Amid this uncertain leadership, grassroots activism is surging. Tina Shannon, a long-time Democratic campaigner, describes the energy. “We had the biggest rally in my lifetime at the courthouse earlier this month. Mostly sponsored by our Democratic committee. Some 500 people at our courthouse... Our labour council has called a rally again for 10 May.”

She added: "There's all kinds of protests, from small to large, just popping off all the time. It's kind of hard to keep up. But I've never seen it quite like this before. And I've been politically active for a long time.”

Anti-Trump activists take a break at the People's Rally in Washington DC, 18 January 2025. © RFI/Jan van der Made

On the ground, economic hardship is fuelling resentment.

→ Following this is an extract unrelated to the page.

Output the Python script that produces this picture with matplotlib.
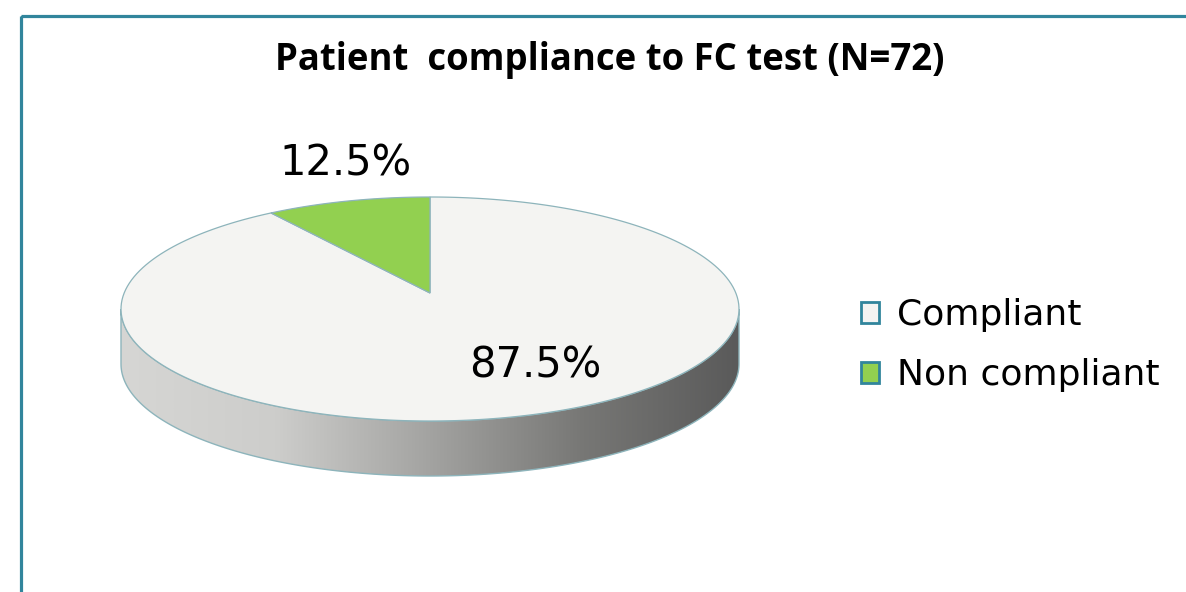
import numpy as np
import matplotlib

matplotlib.use("Agg")
import matplotlib.pyplot as plt
from matplotlib.colors import LinearSegmentedColormap
from matplotlib.patches import Patch, Polygon, Rectangle

categories = ["Compliant", "Non compliant"]
shares = [87.5, 12.5]
share_labels = ["87.5%", "12.5%"]
title = "Patient  compliance to FC test (N=72)"

FRAME = "#31859c"
TOP = "#f4f4f2"
GREEN = "#92d050"
EDGE = "#8db4bb"
slice_colors = [TOP, GREEN]

# pie geometry, in pixels (axes == figure, 1 unit = 1 px)
cx, cy, a, b = 430, 309, 309, 112
apex = (430, 293)
depth = 55
squash = 0.6  # foreshortening of slice angles from the 3D tilt


def rim(phi_deg):
    # phi: clockwise angle from 12 o'clock
    phi = np.radians(phi_deg)
    t = np.unwrap(np.arctan2(squash * np.sin(phi), np.cos(phi)))
    return cx + a * np.sin(t), cy - b * np.cos(t)


fig = plt.figure(figsize=(11.86, 5.92), dpi=100)
ax = fig.add_axes([0, 0, 1, 1])
ax.set_xlim(0, 1186)
ax.set_ylim(592, 0)
ax.axis("off")

# outer frame
ax.add_patch(Rectangle((21, 16), 1200, 620, fill=False, edgecolor=FRAME, lw=2.3, zorder=0))

# side of the disc with a grey gradient
s = np.linspace(np.pi, 0, 200)
top_x, top_y = cx + a * np.cos(s), cy + b * np.sin(s)
side = np.concatenate([np.column_stack([top_x, top_y]),
                       np.column_stack([top_x[::-1], top_y[::-1] + depth])])
side_patch = Polygon(side, closed=True, facecolor="none", edgecolor=EDGE, lw=1, zorder=2)
ax.add_patch(side_patch)
grey = LinearSegmentedColormap.from_list(
    "side", [(0.0, "#d6d6d4"), (0.25, "#cdcdcb"), (0.5, "#a3a3a1"),
             (0.75, "#777775"), (1.0, "#5a5a5a")])
grad = ax.imshow(np.linspace(0, 1, 256)[None, :], cmap=grey, aspect="auto",
                 extent=[cx - a, cx + a, cy + b + depth + 5, cy - 5],
                 interpolation="bilinear", zorder=1)
grad.set_clip_path(side_patch)

# top face slices: compliant goes clockwise from 12 o'clock
bounds = np.concatenate([[0], np.cumsum(shares)]) / np.sum(shares) * 360
for i in range(len(shares)):
    xs, ys = rim(np.linspace(bounds[i], bounds[i + 1], 300))
    pts = np.vstack([[apex], np.column_stack([xs, ys])])
    ax.add_patch(Polygon(pts, closed=True, facecolor=slice_colors[i],
                         edgecolor=EDGE, lw=0.9, zorder=3))

label_pos = [(535, 366), (345, 163)]
for lab, (lx, ly) in zip(share_labels, label_pos):
    ax.text(lx, ly, lab, ha="center", va="center", fontsize=30,
            family="DejaVu Sans", color="black", zorder=5)

ax.text(610, 60, title, ha="center", va="center", fontsize=26.3,
        family="Open Sans", fontweight="bold", color="black")

handles = [Patch(facecolor=c, edgecolor=FRAME, lw=2) for c in slice_colors]
ax.legend(handles, categories, loc="upper left", bbox_to_anchor=(843, 280),
          bbox_transform=ax.transData, frameon=False, borderpad=0,
          handlelength=0.5, handleheight=0.5, handletextpad=0.5,
          labelspacing=0.72, prop={"family": "DejaVu Sans", "size": 26})

fig.savefig("out.png", dpi=100)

Tina lives with her husband Randolph, the secretary of Progressive Democrats of America (PDA,) in Beaver County, Pennsylvania, an area that once flourished as the centre of America’s steel industry.

Following the closure of many factories, thanks to outsourcing, it is now impoverished.

According to Randolph,"there's a lot more homelessness and poverty” in the region. He says the minimum wage “hasn't changed in 10 or 15 years, so there's a lot of resentment toward the Democratic Party".

He added: "Biden never raised the minimum wage. The minimum wage in the United States is now a poverty wage. People have to work two or three jobs. Housing prices have skyrocketed, because of the housing takeover by real estate investment trusts.”

Insurrection Act

Cuts to social programmes are biting hard too. “There are so many programmes that have been cut... for example, the food stamp programme," said Tina.

One of Trump's campaign promises was that the price of eggs would go down. But Tina is worried. “I just ordered eggs today. The price of eggs did go down a dollar from what I paid three weeks ago. But I've read that that's because [Trump] has lowered the safety standards, the health and safety standards for eggs have been lower. So now I'm scared about the eggs I'm bringing into my house.”

Her husband Randolph chimed in: "Rotten eggs are cheaper.”

As Trump’s first hundred days come to a close, Democrats are still searching for a coherent strategy – torn between waiting for Trump to self-destruct and mobilising for immediate resistance.

The stakes, warned Schwartz, are nothing less than the survival of American democratic norms.

"The critical issue is whether there are free and fair [midterm] elections in 2026, whether before that Trump invokes the Insurrection Act,” he said, referring to a piece of legislation dating back to 1807 that allows for the suppression of some domestic civil rights and authorises deployment of the military in a policing function.

The coming months will test the resilience not just of the opposition, but of the nation’s institutions themselves.